At 23:00 Adelscott catches Mvp out of position and attacks his Gold. Mvp is ready for this, but the size difference in their armies is starting to show (initially 172 vs. 143), though he does manage to kill all three Colossus. Adelscott ends up ahead at 140 vs. 82, but decides not to press the issue. Adelscott’s 5th has just finished and his 6th is almost done, so backing off here is a very smart move. Mvp, still recovering from his earlier daze, finally remembers that Ghosts counter heavy Gateway play, and starts producing a couple.

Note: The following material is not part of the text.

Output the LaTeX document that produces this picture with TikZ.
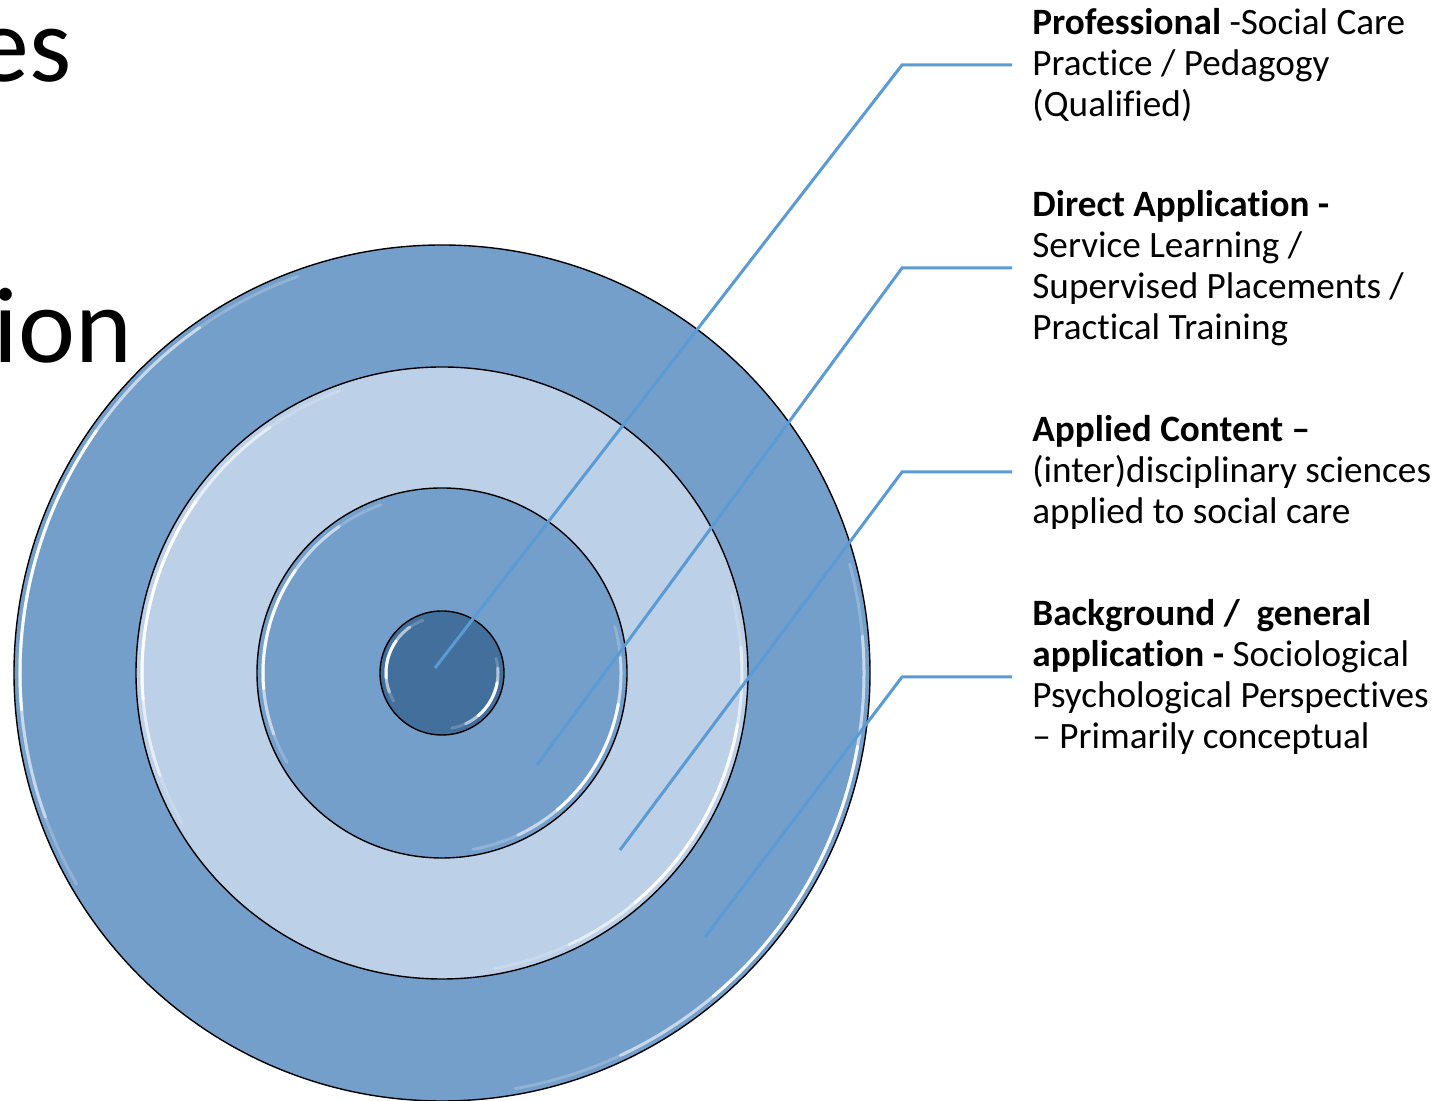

For those of you playing at home, this game is effectively over. In fact, it’s been over since Mvp’s push on Adelscott’s Gold failed. Although the game will drag on another 3 minutes, Mvp is fielding about half the army Adelscott is (remember most of his supply is SCVs), and has only one Expansion that isn’t mined out, compared to Adelscott’s three. I could tell you about how he tries some Hellion play (finally), or how Adelscott uses a lone Zealot to harass Mvp’s only remaining mineral line, forcing him out of position so he can crush him with that Colossus death ball, but honestly, it doesn’t matter.
Now, I’m sure there will be people who cry “lag,” or that Adelscott had the advantage of seeing a lot of Mvp’s play and the converse isn’t true, but for my 2 cents, Mvp’s play was insular. He’s spent too long against the Colossus into HT and Colossus/Voidray builds that he floundered against a simple 4Gate into Blink Stalker, and only regained his footing when Adelscott added on the familiar Colossus. I think that’s what happened to most of the Korean players, why Adelscott went 2-0, GoOdy went 2-1 and ThorZaIN 2-0. The Koreans didn’t practice for their foreigners and when they encountered something they didn’t expect, they weren’t ready.